What Are You Watching? is a weekly space for The A.V Club’s staff and readers to share their thoughts, observations, and opinions on movies new and old.

And so this feature returns. Lately, I’ve been revisiting some of Buster Keaton’s silent comedies, an important part of any movie freak’s self-education. I was lucky to have been introduced to them early. Keaton’s gags and stunts, some of the most dangerous and elegant ever filmed, underpin a morbid and existentially ironic comic art. He’s an unlikely modernist clown—in some respects more vaudeville than his contemporary Charlie Chaplin, whose comedies were generally sincere, while Keaton’s were parodies, their occasional love-story plots undercut by sardonic punchlines. Expressionistically pale under the signature flat porkpie hat (made by cutting down a full-sized Stetson), the typical Keaton hero is determined and semi-oblivious. We’re invited to root for Chaplin’s Tramp or the assorted bespectacled all-American go-getters played by Harold Lloyd, but the Walter Mitty-esque romantic ambitions of Keaton’s characters are always the butt of the joke. He wants to be a detective, a cowboy, an entrepreneur, a hero, a man’s man.

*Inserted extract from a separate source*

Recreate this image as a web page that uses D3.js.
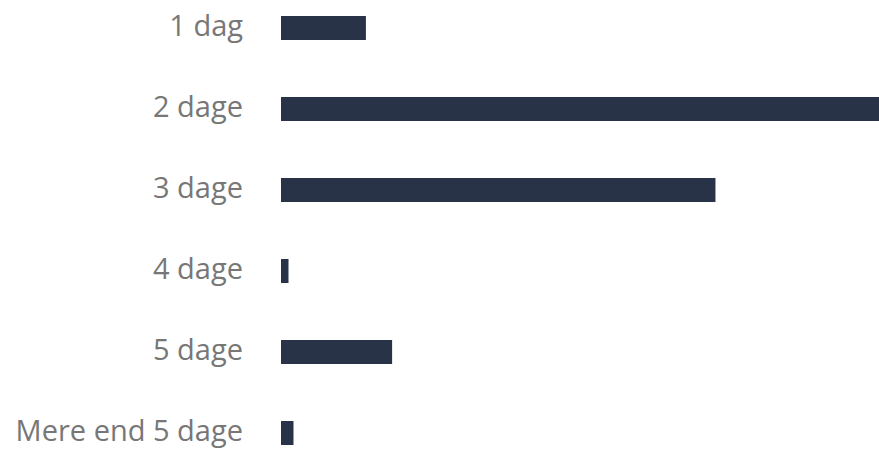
<!DOCTYPE html>
<html><head><meta charset="utf-8">
<script src="https://cdn.jsdelivr.net/npm/d3@7"></script>
<style>html,body{margin:0;padding:0;background:#fff;overflow:hidden}</style>
</head><body>
<svg id="chart" width="879" height="450"></svg>
<script>
const categories = ["1 dag","2 dage","3 dage","4 dage","5 dage","Mere end 5 dage"];
const values = [6.8, 47.9, 34.8, 0.6, 8.9, 1.0];

const svg = d3.select("#chart");
const x = d3.scaleLinear().domain([0, d3.max(values)]).range([281, 879]);
const y = d3.scaleBand().domain(categories).range([-12.5, 473.5]).paddingInner(57/81).paddingOuter(28.5/81);

svg.selectAll("rect.bar").data(categories).join("rect")
  .attr("class","bar")
  .attr("x", x(0))
  .attr("y", d => y(d))
  .attr("width", (d,i) => x(values[i]) - x(0))
  .attr("height", y.bandwidth())
  .attr("fill", "#283347");

svg.selectAll("text.lbl").data(categories).join("text")
  .attr("class","lbl")
  .attr("x", 243)
  .attr("y", d => y(d) + y.bandwidth()/2)
  .attr("dy", 8)
  .attr("text-anchor","end")
  .attr("font-family","'Open Sans', sans-serif")
  .attr("font-size", 29)
  .attr("fill","#777777")
  .text(d => d);
</script>
</body></html>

But the world around his bumbling is ridiculous, too. It’s filled with mistaken identities (a recurring plot point), secret passages (ditto), overheated rivalries, useless do-it-yourself manuals, bogus self-improvement routines, and cons. The sham promises of melodramas, dime novels, and pre-Great Depression can-do play absurdly in the Keaton-verse. (Naturally, Samuel Beckett was a lifelong fan; he tried to get Keaton for the role of Lucky in the first American production of Waiting For Godot, and though the aging slapstick icon was initially put off by the writing, he ended up later starring in Film, Beckett’s only screenplay.) I can think of at least two Buster Keaton comedies that conclude matter-of-factly with his character’s death: the 1922 two-reeler Cops (which I re-watched recently) and the 1927 feature College.

One semi-obscure Keaton film I’d never seen before this week was The Railrodder, a charming promotional travelogue directed by Gerald Potterton (better known as an animator) for the National Film Board Of Canada in 1965, a year before Keaton’s death. (It’s free on YouTube, as are hundreds of other movies produced by the NFB since the 1940s.) A raisiny, paunchy, otherworldly silent visitor, Keaton sets off to “see Canada” by rail and ends up crossing the country from coast to coast, fiddling obliviously with bellows cameras and beaver-fur coats as his single-seat track speeder zips dangerously down the tracks. It’s not something I would offer as proof of Keaton’s genius, but it’s a genuine treat for fans—his last substantial comic role, and in a movie composed almost entirely in railroad tracking shots, to boot. Those who have some time on their hands can also check out the accompanying behind-the-scenes documentary, Buster Keaton Rides Again, in which the grouchy Keaton tolerates various polite Canadians in fly-on-the-wall black-and-white.